Our approach is to be flexible in terms of the variables available to characterise software projects. In general, more variables are better than fewer, however, in practice one is constrained to use the data that is available. Analogies are found by measuring Euclidean distance in n-dimensional space where each dimension corresponds to a variable. Values are standardised so that each dimension contributes equal weight to the process of finding analogies. The only limitation we impose is that we cannot handle categorical data other than binary valued variables (e.g. small-large or realtime-information system). We also offer some flexibility for the number of analogies that we search for, ranging between one and three. However, our experience with an industrial dataset suggests that two[2] is the most effective [2]. It is likely, though, that different datasets will exhibit different characteristics. Having found the analogous projects we use an unweighted mean of the known effort values in order to determine the predicted value.
3. The ANGEL Software Tool
Finding analogies using the approach described in the previous section can be both time consuming and error prone, particularly if there are many projects or many variables. For this reason we decided to automate the process and provide an environment where data can be stored, analogies found and estimates generated. A prototype has been developed using Visual Basic to run under Windows on a PC, and is christened ANaloGy softwarE tooL (ANGEL). It is a prototype in two senses. First, it is presently limited in the number of variables it can handle for determining the optimum combination of variables for finding analogies (maximum 10) and second, we have yet to provide a context sensitive help facility. In all other respects ANGEL is fully functional.
Figures 1 to 4 illustrate ANGEL in operation. In Figure 1 we see part of a template for recording project data. Templates can be configured to suit the individual data collection environment of an organisation. All variables and variable names are user determined other than project number, status and actual effort which are mandatory. In this instance, the projects displayed are all completed, and we see the different values stored for each characteristic coupled with actual effort utilised. Note that minus one signifies data not available.
The next step (Figure 2) is to select the variables that will be used to find analogies. These can be all, or just a subset, of the variables stored in the project template. ANGEL can also automatically determine the best combination of variables to be used for finding analogies for a particular dataset. At present this relies upon a brute force or exhaustive search of all possible permutations, hence we are restricted to a maximum of 10 variables. In addition the user can select between various estimation methods including the average of the two closest analogies.

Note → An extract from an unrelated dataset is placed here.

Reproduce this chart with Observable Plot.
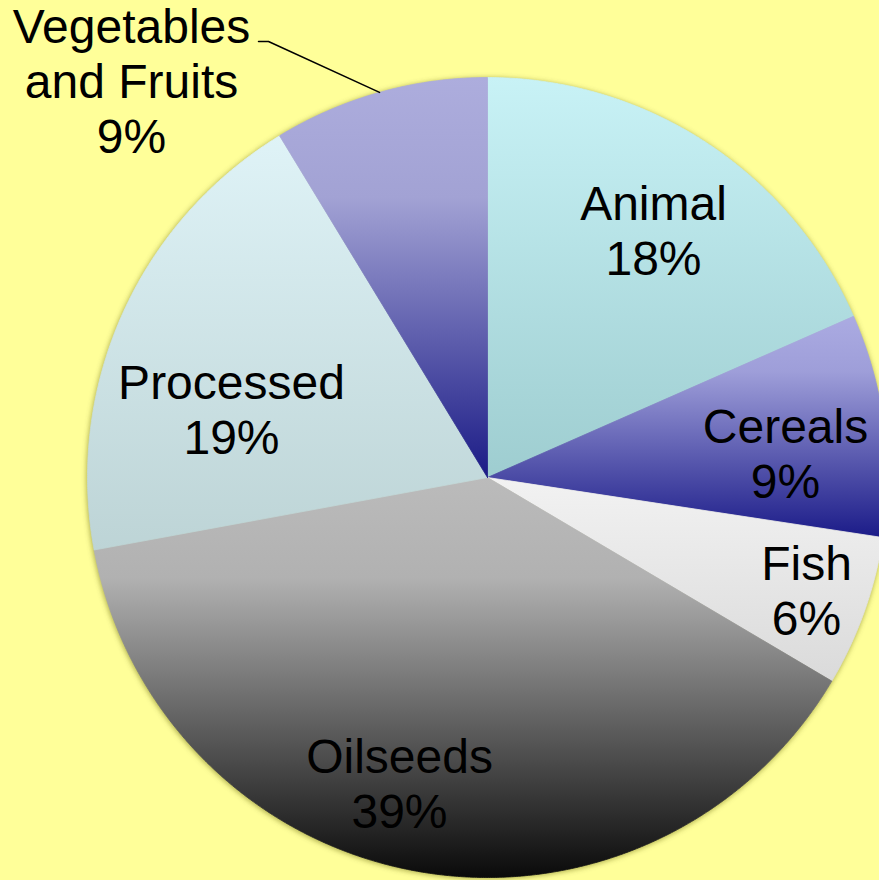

The third step (Figure 3) is determining the confidence we can have in using analogy on any given dataset. Clearly where we only have a few projects or the projects differ very widely in nature we will not obtain such accurate results. ANGEL has a facility to find the mean magnitude of relative error (MMRE) and the Pred (25) for any dataset by means of jack knifing. This involves successively removing each project from the dataset and using the remaining projects to derive an estimate. the estimate is then compared with the actual and the absolute percentage error computed. The mean of all absolute percentage errors (i.e. MMRE) together with the percentage of projects that lie within 25% of the actual value (Pred (25)) are indicators of the likely accuracy we can obtain from using the dataset for future projects.
The final step (Figure 4) involves predicting effort for a selected project, in this case Project 20, using the completed projects from the dataset. Here we see a predicted value of 586.25 person days. The confidence that we can have in the estimate is automatically provided in the form of the MMRE and Pred(.25) values as described for Figure 3.
4. Empirical Results
We now demonstrate the flexibility of the ANGEL by using it on three different datasets (Albrecht [1], Atkinson [2] and Kemerer [4]) each with differing project attributes and numbers of projects. The results are summarised in Tables 1 and 2 where Table 1 shows the MMRE values and Table 2 the Pred (25).
Dataset Analogy Regression
Albrecht 62% 90%
Atkinson 39% 99%
Kemerer 62% 106%
Table 1: MMRE Values for Effort Estimation
Dataset Analogy Regression
Albrecht 33% 30%
Atkinson 38% 22%
Kemerer 40% 13%
Table 2: Pred (25) Values for Effort Estimation
For each dataset we see that the analogy based approach outperforms the algorithmic approach using linear regression to calibrate the model to the particular dataset. These results are particularly gratifying as none of the datasets were collected with estimation by analogy in mind. It is likely that one could improve upon these results if data were collected specifically to characterise projects.
5. Discussion
In this paper we have shown that software project effort estimation using analogies is a viable estimation method, particularly when given the necessary tool support. Apart from its superior accuracy for the three datasets we studied, the analogy based approach has the benefit of being self calibrating whereas other research [5] has shown calibration to be essential for algorithmic methods. Likely weaknesses of analogy based estimation are its inability to cope with very small datasets (i.e. a shortage of analogies) and in circumstances of great variation (i.e. a shortage of appropriate analogies). Although it would be unreasonable to conclude that it is always superior to linear regression methods our analysis shows that it has much to commend it, and at the very least could be considered as a complementary estimation method.
Future work will need to examine additional datasets to generate greater confidence in the technique and to extend the method to deal with categorical data.
References:
[1] Albrecht, A.J. and J.R. Gaffney, 'Software function, source lines of code, and development effort prediction: a software science validation', IEEE Trans. on Softw. Eng., 9(6), pp639-648, 1983.
[2] Atkinson, K. and M.J. Shepperd. 'The use of function points to find cost analogies', in Proc. European Software Cost Modelling Meeting. Ivrea, Italy: 1994.
[3] Boehm, B.W., Software Engineering Economics. Prentice-Hall: Englewood Cliffs, N.J., 1981.
[4] Kemerer, C.F., 'An empirical validation of software cost estimation models', CACM, 30(5), pp416-429, 1987.
[5] Low, G.C. and D.R. Jeffery, 'Calibrating estimation tools for software development', Softw. Eng. J., 5(4), pp215-221, 1990.